OSSINING, N.Y. -- The 1997 mega-hit motion picture "Titanic," evokes fond memories of a beloved Ossining resident.
Elizabeth Underhill, at the age of 19 could have played the real life version of the character played by Kate Winslet. She, too, was traveling with her parents through Europe in the late winter of 1911-12 when they booked passage on the Titanic.
Fate intervened when her father, because of a last minute change of itinerary, postponed their journey home. Days later, the impressionable young woman watched the chillingly poignant scene when the captain of her vessel tossed a wreath over the side in memory of those who had perished. Elizabeth knew she could have been one of them. At that moment, she resolved to make the most of her life.
True to her word, Elizabeth set out on a course that would see her transcend the role of the American woman of her time.
The rebellious daughter of an aristocratic family, Elizabeth was born on Nov. 21, 1892, in what was then the Village of Sing Sing. Her father's family could trace their American roots to Capt. John Underhill, who settled in the New World in 1630. The fashionable and trendy "Murray Hill' in New York City was named after her mother's family.
Elizabeth graduated from the Ossining School for Girls in 1911. In 1917, she was appointed the Ossining suffrage president and campaigned, along with Narcissa Cox Vanderlip, for passage of women's voting rights in New York state. She represented her hometown in two marches along New York City's Fifth Avenue. This experience prompted Elizabeth to enroll in law school and in 1921, she received her law degree from New York University.
After the death of her mother in 1919, Elizabeth became the lady of the house, dividing her time between accompanying her father on his travels and taking part in a host of organizations.

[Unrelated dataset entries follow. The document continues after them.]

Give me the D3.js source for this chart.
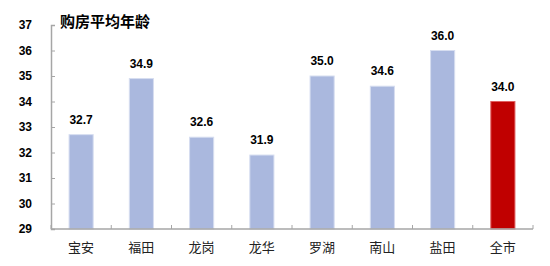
<!DOCTYPE html>
<html>
<head>
<meta charset="utf-8">
<script src="https://cdn.jsdelivr.net/npm/d3@7"></script>
<style>
  body { margin: 0; background: #fff; }
  text { font-family: "Liberation Sans", "Noto Sans CJK SC", sans-serif; }
</style>
</head>
<body>
<script>
// 购房平均年龄 by district
var districts = ["宝安", "福田", "龙岗", "龙华", "罗湖", "南山", "盐田", "全市"];
var avgAge = [32.7, 34.9, 32.6, 31.9, 35.0, 34.6, 36.0, 34.0];
var yTicks = [29, 30, 31, 32, 33, 34, 35, 36, 37];

var svg = d3.select("body").append("svg")
            .attr("width", 550)
            .attr("height", 266);

var x = d3.scaleBand()
          .domain(districts)
          .range([51, 533])
          .paddingInner(0.6)
          .paddingOuter(0.3);

var y = d3.scaleLinear()
          .domain([29, 37])
          .range([229, 25]);

var axisColor = "#a6a6a6";

// y axis
var yAxis = svg.append("g")
               .attr("transform", "translate(51,0)")
               .call(d3.axisRight(y).tickValues(yTicks).tickSize(4).tickFormat(""));
yAxis.select(".domain").attr("stroke", axisColor).attr("stroke-width", 1.5);
yAxis.selectAll(".tick line").attr("stroke", axisColor);

svg.selectAll("text.ylab")
   .data(yTicks)
   .enter()
   .append("text")
   .attr("class", "ylab")
   .attr("x", 32)
   .attr("y", function (d) { return y(d) + 4; })
   .attr("text-anchor", "end")
   .style("font-size", "12px")
   .style("font-weight", "bold")
   .text(function (d) { return d; });

// bars
svg.selectAll("rect.bar")
   .data(avgAge)
   .enter()
   .append("rect")
   .attr("class", "bar")
   .attr("x", function (d, i) { return x(districts[i]); })
   .attr("y", function (d) { return y(d); })
   .attr("width", x.bandwidth())
   .attr("height", function (d) { return y(29) - y(d); })
   .style("fill", function (d, i) { return i == districts.length - 1 ? "#c00000" : "#aab8de"; })
   .style("stroke", function (d, i) { return i == districts.length - 1 ? "#e06060" : "#d6ddf0"; })
   .style("stroke-width", 1);

// x axis
var xBoundaries = d3.range(districts.length + 1);
var step = (533 - 51) / districts.length;
svg.append("line")
   .attr("x1", 51).attr("x2", 533)
   .attr("y1", y(29)).attr("y2", y(29))
   .attr("stroke", axisColor).attr("stroke-width", 1.5);
svg.selectAll("line.xtick")
   .data(xBoundaries)
   .enter()
   .append("line")
   .attr("class", "xtick")
   .attr("x1", function (d) { return 51 + d * step; })
   .attr("x2", function (d) { return 51 + d * step; })
   .attr("y1", y(29)).attr("y2", y(29) - 4)
   .attr("stroke", axisColor);

svg.selectAll("text.xlab")
   .data(districts)
   .enter()
   .append("text")
   .attr("class", "xlab")
   .attr("x", function (d) { return x(d) + x.bandwidth() / 2; })
   .attr("y", 252)
   .attr("text-anchor", "middle")
   .style("font-family", "Noto Sans CJK SC")
   .style("font-size", "13px")
   .style("fill", "#222")
   .text(function (d) { return d; });

// value labels
svg.selectAll("text.val")
   .data(avgAge)
   .enter()
   .append("text")
   .attr("class", "val")
   .attr("x", function (d, i) { return x(districts[i]) + x.bandwidth() / 2; })
   .attr("y", function (d) { return y(d) - 11; })
   .attr("text-anchor", "middle")
   .style("font-size", "12px")
   .style("font-weight", "bold")
   .text(function (d) { return d.toFixed(1); });

// title
svg.append("text")
   .attr("x", 60)
   .attr("y", 27)
   .style("font-family", "Noto Sans CJK SC")
   .style("font-size", "15px")
   .style("font-weight", "bold")
   .text("购房平均年龄");
</script>
</body>
</html>
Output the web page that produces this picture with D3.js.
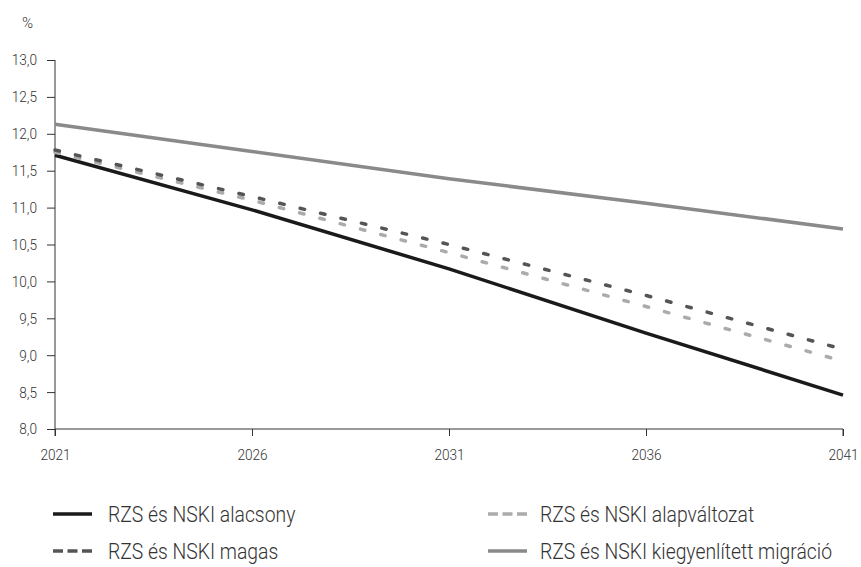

By World War II, Elizabeth had crossed the Atlantic Ocean 49 times and circumnavigated the globe three times. At home, she was involved in the Ossining Women's Club, Ossining Historical Society, the Daughters of the American Revolution, the First Presbyterian Church of Ossining and the New York State Republican Club.
She broke tradition by becoming the first woman bank director in Westchester County history when she was named to the governing board of the (then) First National Bank (across from the Municipal Building).
She led a rich and fulfilling life, proving that a woman could find happiness outside marriage and the home. Elizabeth was well into her 80s when she read an article written by her minister's wife who categorized all "unmarrieds' as "disappointed." Elizabeth was incensed and fired off a saucy letter: "My dear Mrs. Bollinger: I have traveled extensively in my lifetime and have met people you could only dream about. Please be assured that I am, and never was, disappointed as a result of my unmarried state!" With a devilish wink in her eye, she acknowledged she had "fun in her life."
It was this author's pleasure to know this remarkable lady who died on Nov. 7, 1982, two weeks shy of her 90th birthday. As I sit and watch my home video of "Titanic," my thoughts turn to Elizabeth and how she almost became a part of that tragedy. I will be forever grateful to her father for changing his plans.